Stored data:
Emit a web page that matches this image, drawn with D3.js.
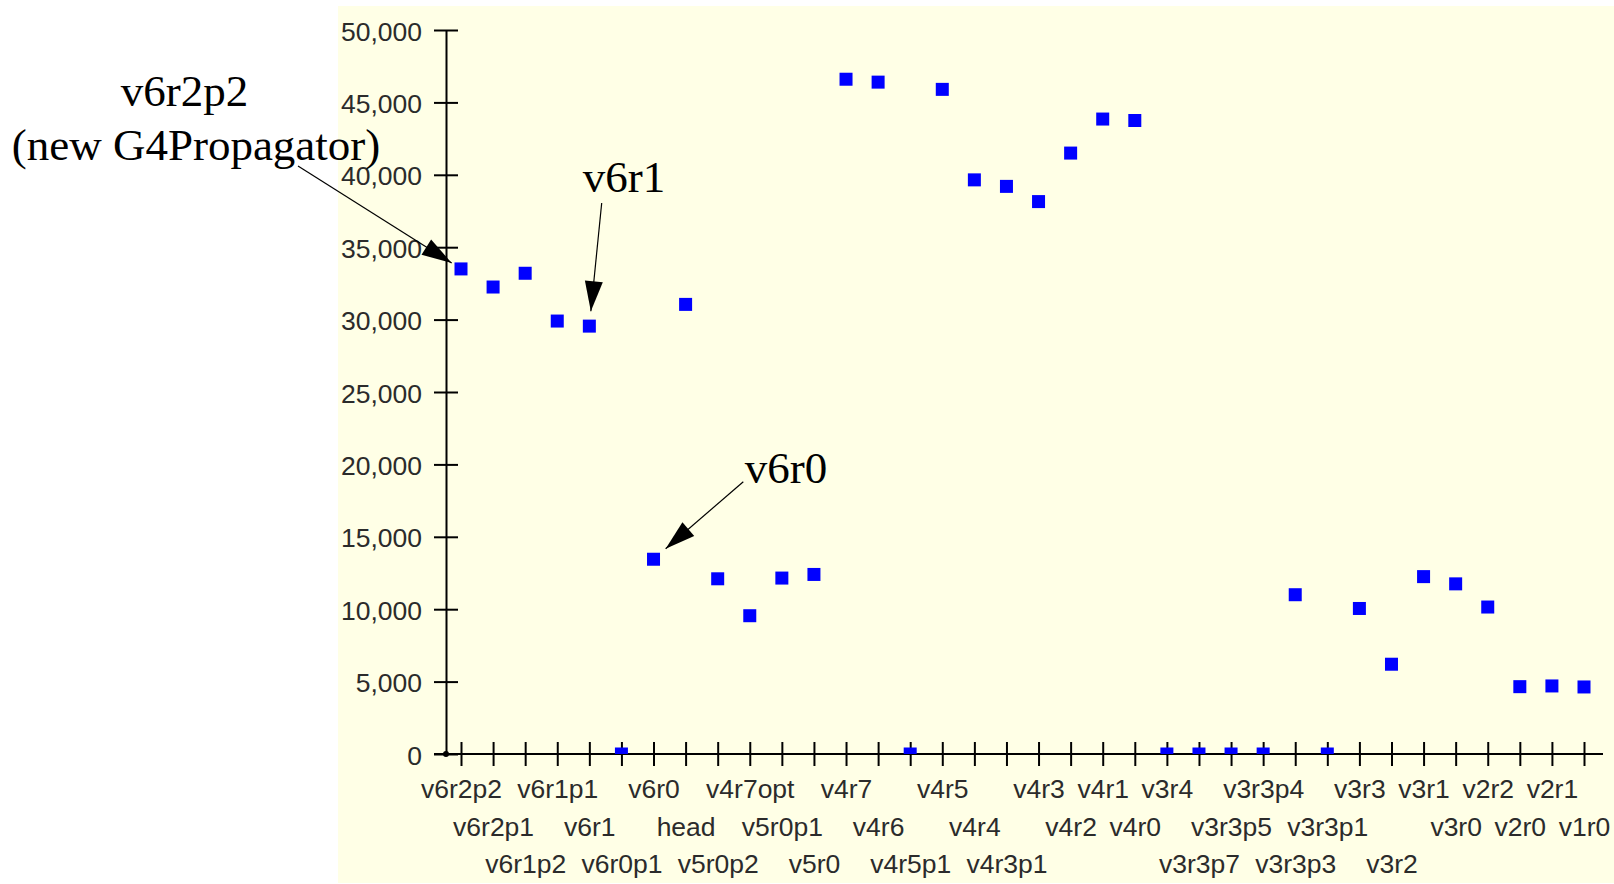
<!DOCTYPE html>
<html><head><meta charset="utf-8">
<script src="https://cdn.jsdelivr.net/npm/d3@7"></script>
<style>body{margin:0;background:#fff;} svg{display:block}</style>
</head><body>
<svg id="chart" width="1614" height="884"></svg>
<script>
// ---- data ----
const categories = ["v6r2p2","v6r2p1","v6r1p2","v6r1p1","v6r1","v6r0p1","v6r0","head","v5r0p2","v4r7opt",
  "v5r0p1","v5r0","v4r7","v4r6","v4r5p1","v4r5","v4r4","v4r3p1","v4r3","v4r2","v4r1","v4r0",
  "v3r4","v3r3p7","v3r3p5","v3r3p4","v3r3p3","v3r3p1","v3r3","v3r2","v3r1","v3r0","v2r2","v2r0","v2r1","v1r0"];
const values = [33500,32250,33200,29900,29550,0,13450,31050,12100,9550,
  12150,12400,46600,46400,0,45900,39650,39200,38150,41500,43850,43750,
  0,0,0,0,11000,0,10050,6200,12250,11750,10150,4650,4700,4630];
const yTicks = [0,5000,10000,15000,20000,25000,30000,35000,40000,45000,50000];
const annotationTexts = [["v6r2p2","(new G4Propagator)"],["v6r1"],["v6r0"]];
const annotationTargets = ["v6r2p2","v6r1","v6r0"];

// ---- layout ----
const svg = d3.select("#chart");
const bg = {x:338, y:6, w:1614-338, h:877};
const axisX = 446, axisY = 754, yTop = 30;
const x = d3.scalePoint().domain(categories).range([461, 1584]);
const y = d3.scaleLinear().domain([0, 50000]).range([axisY, yTop]);
const tickFont = "'Liberation Sans', Arial, sans-serif";
const fs = 26.5;

svg.append("rect").attr("x",bg.x).attr("y",bg.y).attr("width",bg.w).attr("height",bg.h).attr("fill","#ffffe6");

// clip for markers
svg.append("defs").append("clipPath").attr("id","plotclip")
  .append("rect").attr("x",axisX).attr("y",0).attr("width",1614-axisX).attr("height",axisY);

// Y axis
const yAxis = svg.append("g").attr("transform",`translate(${axisX},0)`)
  .call(d3.axisLeft(y).tickValues(yTicks).tickFormat(d3.format(",")).tickSizeOuter(0).tickPadding(18));
yAxis.select(".domain").attr("stroke","#000").attr("stroke-width",2);
yAxis.selectAll(".tick line").attr("x1",12).attr("x2",-12).attr("stroke","#000").attr("stroke-width",2);
yAxis.selectAll(".tick text").attr("font-family",tickFont).attr("font-size",fs).attr("fill","#2b2b2b").attr("dy","0.38em");

// X axis
const xAxis = svg.append("g").attr("transform",`translate(0,${axisY})`)
  .call(d3.axisBottom(x).tickSizeOuter(0).tickPadding(0));
xAxis.select(".domain").remove();
xAxis.selectAll(".tick line").attr("y1",-12).attr("y2",12).attr("stroke","#000").attr("stroke-width",2);
svg.append("line").attr("x1",434).attr("x2",1603).attr("y1",axisY).attr("y2",axisY).attr("stroke","#000").attr("stroke-width",2);

// staggered x labels
const rowBase = [798-axisY, 835.5-axisY, 873-axisY];
const rowRight = [-Infinity,-Infinity,-Infinity];
xAxis.selectAll(".tick text")
  .attr("font-family",tickFont).attr("font-size",fs).attr("fill","#2b2b2b").attr("dy",null)
  .each(function(d){
    const w = this.getComputedTextLength();
    const cx = x(d);
    let r = 0;
    while (r < 2 && cx - w/2 < rowRight[r] + 5) r++;
    rowRight[r] = cx + w/2;
    d3.select(this).attr("y", rowBase[r]);
  });

// origin dot
svg.append("circle").attr("cx",axisX).attr("cy",axisY).attr("r",3).attr("fill","#000");

// markers
const ms = 13;
svg.append("g").attr("clip-path","url(#plotclip)")
  .selectAll("rect").data(categories).join("rect")
  .attr("x", d => x(d) - ms/2)
  .attr("y", (d,i) => y(values[i]) - ms/2)
  .attr("width", ms).attr("height", ms)
  .attr("fill","#0000ff");

// annotations
const annLayout = [
  {tx:[184.5,196], ty:[106,160], start:[298,166], gap:11},
  {tx:[624], ty:[191.7], start:[601.7,203], gap:15},
  {tx:[786], ty:[483], start:[743.3,481.7], gap:16}
];
const annFont = "'Liberation Serif', 'Times New Roman', serif";
annotationTexts.forEach((lines, k) => {
  const L = annLayout[k];
  lines.forEach((t, j) => {
    svg.append("text").attr("x",L.tx[j]).attr("y",L.ty[j]).attr("text-anchor","middle")
      .attr("font-family",annFont).attr("font-size",45).attr("fill","#000").text(t);
  });
  const idx = categories.indexOf(annotationTargets[k]);
  const px = x(annotationTargets[k]), py = y(values[idx]);
  const dx = L.start[0]-px, dy = L.start[1]-py, len = Math.hypot(dx,dy);
  const ux = dx/len, uy = dy/len;
  const tipX = px + ux*L.gap, tipY = py + uy*L.gap;
  svg.append("line").attr("x1",L.start[0]).attr("y1",L.start[1]).attr("x2",tipX).attr("y2",tipY)
    .attr("stroke","#000").attr("stroke-width",1.2);
  const hl = 30, hw = 9;
  const bx = tipX + ux*hl, by = tipY + uy*hl;
  const nx = -uy, ny = ux;
  svg.append("path").attr("d",`M${tipX},${tipY}L${bx+nx*hw},${by+ny*hw}L${bx-nx*hw},${by-ny*hw}Z`).attr("fill","#000");
});
</script>
</body></html>
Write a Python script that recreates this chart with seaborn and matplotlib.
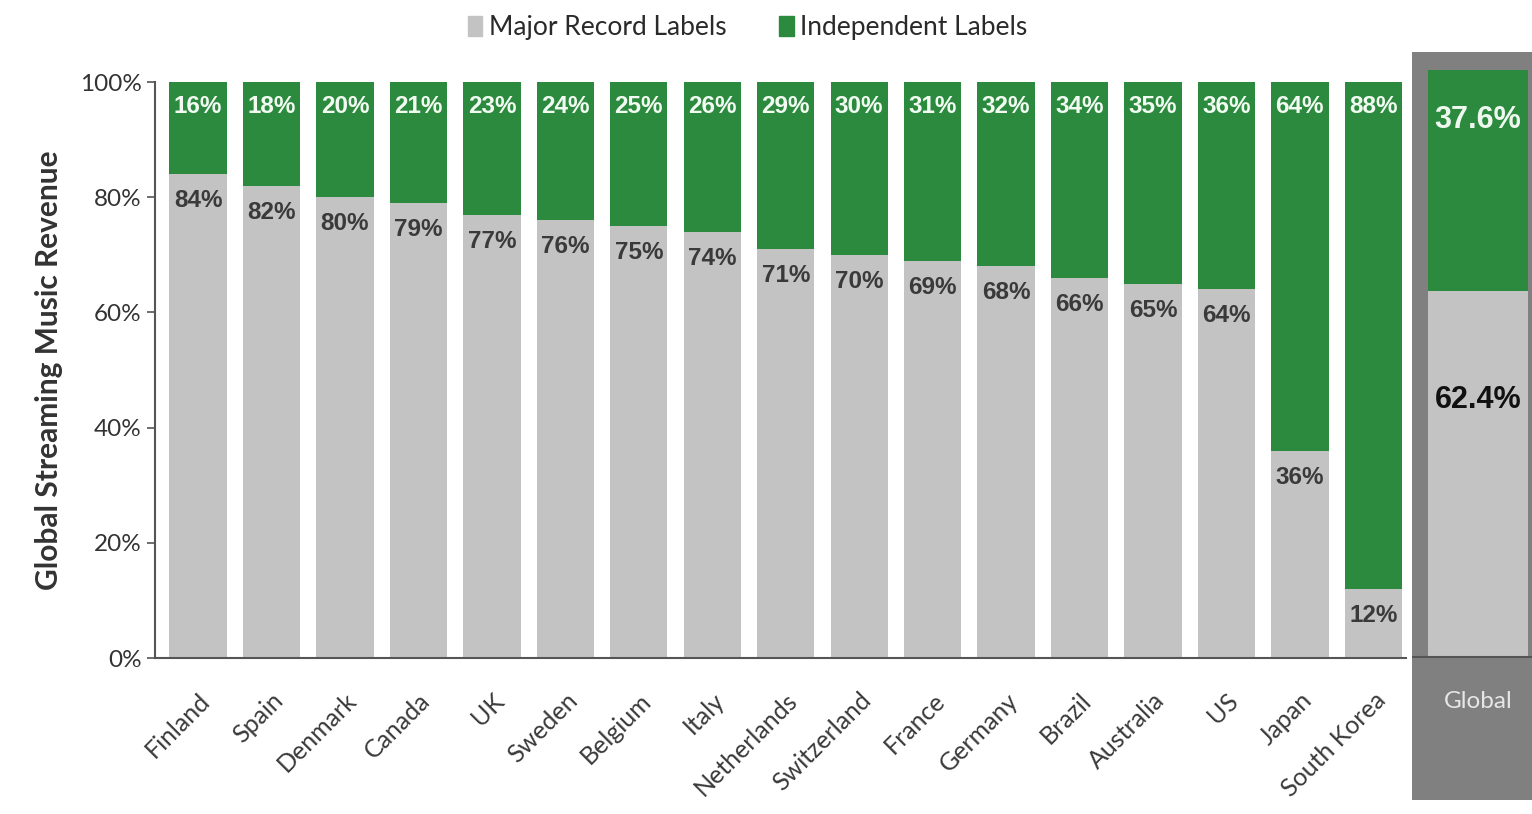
import pandas as pd
import matplotlib.pyplot as plt
import seaborn as sns
from matplotlib.patches import Patch

sns.set_style("white")
plt.rcParams['font.family'] = ['Lato', 'DejaVu Sans']

# data
countries = ["Finland", "Spain", "Denmark", "Canada", "UK", "Sweden", "Belgium", "Italy",
             "Netherlands", "Switzerland", "France", "Germany", "Brazil", "Australia",
             "US", "Japan", "South Korea"]
major = [84, 82, 80, 79, 77, 76, 75, 74, 71, 70, 69, 68, 66, 65, 64, 36, 12]
indep = [16, 18, 20, 21, 23, 24, 25, 26, 29, 30, 31, 32, 34, 35, 36, 64, 88]
global_major = 62.4
global_indep = 37.6

GREEN = "#2b8a3e"
GRAY = "#c3c3c3"
PANEL = "#808080"
NUMFONT = ['Liberation Sans', 'DejaVu Sans']

df = pd.DataFrame({"country": countries, "major": major, "indep": indep})
df["total"] = df["major"] + df["indep"]

fig = plt.figure(figsize=(15.32, 8.14), dpi=100)
ax = fig.add_axes([0.101, 0.1916, 0.817, 0.7076])

sns.barplot(data=df, x="country", y="total", color=GREEN, width=0.78, ax=ax,
            saturation=1, edgecolor="none")
sns.barplot(data=df, x="country", y="major", color=GRAY, width=0.78, ax=ax,
            saturation=1, edgecolor="none")

for i, row in df.iterrows():
    ax.text(i, 95.8, f"{row['indep']}%", ha="center", va="center", color="#f2fbf2",
            fontsize=17.5, fontweight="bold", family=NUMFONT)
    ax.text(i, row["major"] - 4.6, f"{row['major']}%", ha="center", va="center",
            color="#3a3a3a", fontsize=17.5, fontweight="bold", family=NUMFONT)

ax.set_ylim(0, 100)
ax.set_xlim(-0.59, 16.45)
ax.set_yticks([0, 20, 40, 60, 80, 100])
ax.set_yticklabels([f"{v}%" for v in [0, 20, 40, 60, 80, 100]], fontsize=17.5, color="#333333")
ax.tick_params(axis="y", length=6, color="#555555", width=1.2, left=True)
ax.set_xticks(range(len(countries)))
ax.set_xticklabels(countries, rotation=45, ha="right", rotation_mode="anchor",
                   fontsize=18, color="#3a3a3a")
ax.tick_params(axis="x", length=0, pad=22)
ax.set_xlabel("")
ax.set_ylabel("Global Streaming Music Revenue", fontsize=21.5, fontweight="bold",
              color="#333333", labelpad=12)
for s in ["top", "right"]:
    ax.spines[s].set_visible(False)
ax.spines["left"].set_color("#555555")
ax.spines["left"].set_linewidth(1.5)
ax.spines["bottom"].set_color("#555555")
ax.spines["bottom"].set_linewidth(1.5)

# legend
handles = [Patch(color=GRAY, label="Major Record Labels"),
           Patch(color=GREEN, label="Independent Labels")]
fig.legend(handles=handles, loc="center", bbox_to_anchor=(0.488, 0.966), ncol=2,
           frameon=False, fontsize=19, handlelength=0.55, handleheight=0.8,
           handletextpad=0.25, columnspacing=2.0, labelcolor="#2a2a2a")

# global panel
gx = fig.add_axes([1412 / 1532, 1 - 800 / 814, 120 / 1532, 748 / 814])
gx.set_facecolor(PANEL)
gdf = pd.DataFrame({"region": ["Global"], "major": [global_major], "total": [global_major + global_indep]})
sns.barplot(data=gdf, x="region", y="total", color=GREEN, width=0.83, ax=gx,
            saturation=1, edgecolor="none")
sns.barplot(data=gdf, x="region", y="major", color=GRAY, width=0.83, ax=gx,
            saturation=1, edgecolor="none")
gx.set_xlim(-0.55, 0.45)
gx.set_ylim(-24.36, 103.07)
gx.axhline(0, color="#555555", lw=1.5)
gx.text(0, 91.5, f"{global_indep}%", ha="center", va="center", color="#eef8ee",
        fontsize=22, fontweight="bold", family=NUMFONT)
gx.text(0, 43.8, f"{global_major}%", ha="center", va="center", color="#111111",
        fontsize=22, fontweight="bold", family=NUMFONT)
gx.text(0, -7.5, "Global", ha="center", va="center", color="#e6e6e6", fontsize=17.5)
gx.set_xticks([])
gx.set_yticks([])
gx.set_xlabel("")
gx.set_ylabel("")
for s in gx.spines.values():
    s.set_visible(False)

fig.savefig("out.png", dpi=100, facecolor="white")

To be done:
From the records above, copy exactly the stretch from the line holding "Write a Python" through the line holding "ax = fig.add_axes([0.101, 0.1916, 0.817, 0.7076])", both ends included, without the pictures.

Complete output:
Write a Python script that recreates this chart with seaborn and matplotlib.
import pandas as pd
import matplotlib.pyplot as plt
import seaborn as sns
from matplotlib.patches import Patch

sns.set_style("white")
plt.rcParams['font.family'] = ['Lato', 'DejaVu Sans']

# data
countries = ["Finland", "Spain", "Denmark", "Canada", "UK", "Sweden", "Belgium", "Italy",
             "Netherlands", "Switzerland", "France", "Germany", "Brazil", "Australia",
             "US", "Japan", "South Korea"]
major = [84, 82, 80, 79, 77, 76, 75, 74, 71, 70, 69, 68, 66, 65, 64, 36, 12]
indep = [16, 18, 20, 21, 23, 24, 25, 26, 29, 30, 31, 32, 34, 35, 36, 64, 88]
global_major = 62.4
global_indep = 37.6

GREEN = "#2b8a3e"
GRAY = "#c3c3c3"
PANEL = "#808080"
NUMFONT = ['Liberation Sans', 'DejaVu Sans']

df = pd.DataFrame({"country": countries, "major": major, "indep": indep})
df["total"] = df["major"] + df["indep"]

fig = plt.figure(figsize=(15.32, 8.14), dpi=100)
ax = fig.add_axes([0.101, 0.1916, 0.817, 0.7076])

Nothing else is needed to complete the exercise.